El apagó la camioneta y dijo que nos íbamos a quedar, pero le contesté que no, que a mi hija o quien sea que estuviera en ella, iba a llevarla a la iglesia, les guste o no, aunque tuviera que irme caminando. Entonces mi esposo encendió otra vez el motor, y ella comenzó a gritar, aturdiéndonos tanto que en el retroceso para salir de casa la camioneta chocó a otro vehículo, pero le dije que no nos detuviéramos.

Al llegar a la iglesia, quienes estaban ahí se daban vuelta a mirar, porque escuchaban los gritos desgarradores, impropios en una nena.
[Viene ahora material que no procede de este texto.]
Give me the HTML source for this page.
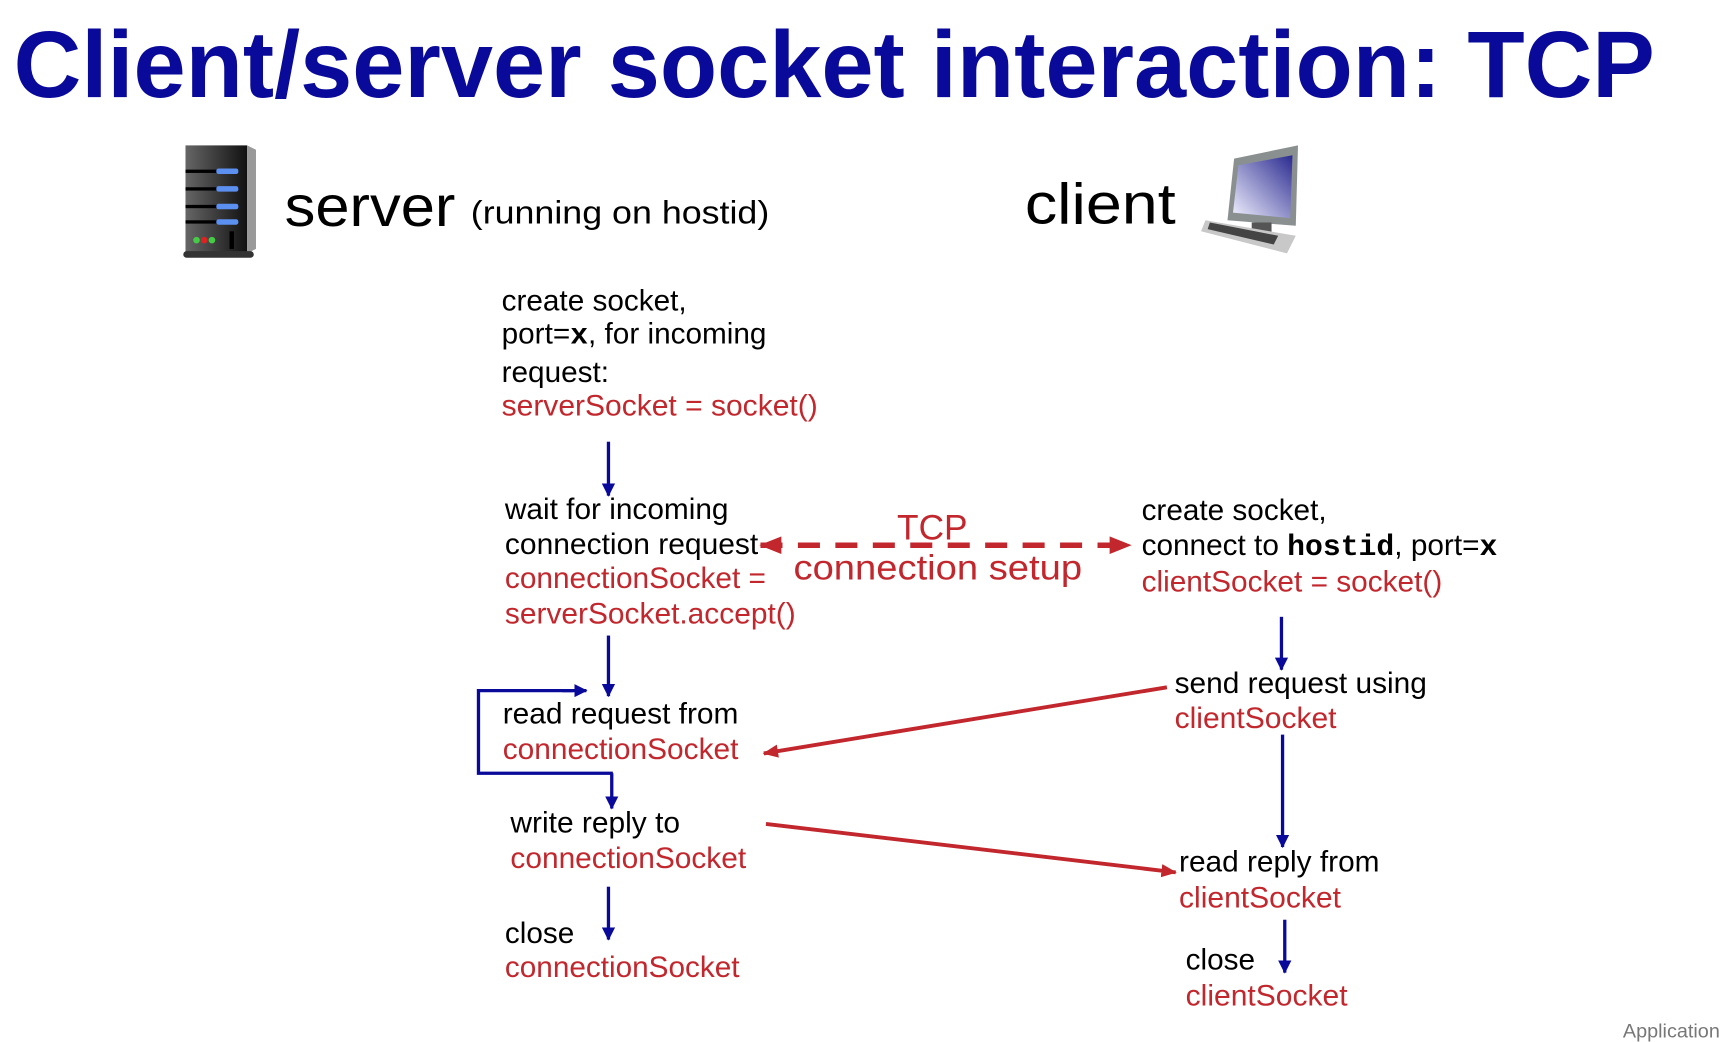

Cuando subimos al atrio se tapó los ojitos y repetía “yo no quiero entrar ahí”, y yo la tranquilizaba diciéndole “nadie te va a hacer nada, aquí vas a estar bien…”. Nos quedamos atrás, cerca de la puerta de entrada, hasta que pasó la misa. Los asistentes cada tanto nos echaban una mirada, porque parecían aturdidos con lo que pasó cuando llegamos. Al terminar la misa, se acercó el sacerdote, que en aquel tiempo era Renato, y nos dijo: “este es el segundo caso de posesión… en Rincón ya hubo uno antes, pero este es peor”.

Nos dijo que la única solución era viajar a la ciudad de Catamarca. Le pregunté de qué otro caso hablaba, y me comentó que se trataba de un chico de más edad que mi hija, al que quiso tratar pero fue empujado lejos, y no podían sujetarlo ni entre tres o cuatro personas, y les arrojaba con objetos. No pude conseguir que me diga quién era. Al día siguiente mi esposo viajó a San Fernando del Valle enviado a un sacerdote exorcista, viejito, que ya estaba retirado y sólo hacía ese tipo de trabajos. Le dijo que él podía hacer algo, pero nosotros teníamos que terminarlo en la casa.

El cura hizo una ceremonia de rezos y le dio a mi marido las indicaciones para que esa noche, cuando regresara al pueblo, continuáramos nosotros. Aquí nos preparamos todos pero mis otros hijos estaban temerosos porque se aproximaba la hora en que se producían los ataques, siempre pasada la una de la madrugada… Lo que teníamos que hacer todos los que estábamos en la casa, era formar un círculo tomándonos de las manos cuando empezara a gritar, sin soltarnos, porque podía correr peligro ella.

Cuando entró en ese estado horroroso, la rodeamos y le rezamos lo que el sacerdote nos había indicado. “Nada te turbe, nada te espante… todo se pasa, Dios no se muda… Quien a Dios tiene, nada le falta…”. Esa frase es la que más recuerdo que teníamos que repetir… Cuando iniciamos el rezo, ella se quedó en silencio y se sentó, diciéndole a mi esposo: “papito… ahí están las mujeres, las que me llevaban a ese lugar donde hay fuego, mucho fuego, y ellas me quieren atar y quemar ahí… Por eso yo grito, porque ellas me llevan!”.

Hicimos eso durante tres noches, y después los ataques desaparecieron. Una semana después, falleció mi esposo… y a veces pienso si él terminó pagando por su hija, o entregó su vida por ella. Hasta el día de hoy me pregunto si realmente puede haber gente tan mala, capaz de hacer esas cosas. Pero pasó algo antes de su muerte: un día me contó llorando, que iba caminando por el pueblo, con mi hija, y ella señaló a una mujer y le dijo “esa es una de las señoras…”. Es de aquí, de Saujil, vive actualmente, y pertenece lamentablemente a la familia de él. Hasta el día de hoy, a sus diecisiete años, mi hija le tiene terror a esta mujer, y si vos le preguntas (a pesar de los años transcurridos) ella no se olvida de aquel lugar adonde iba, o la llevaban.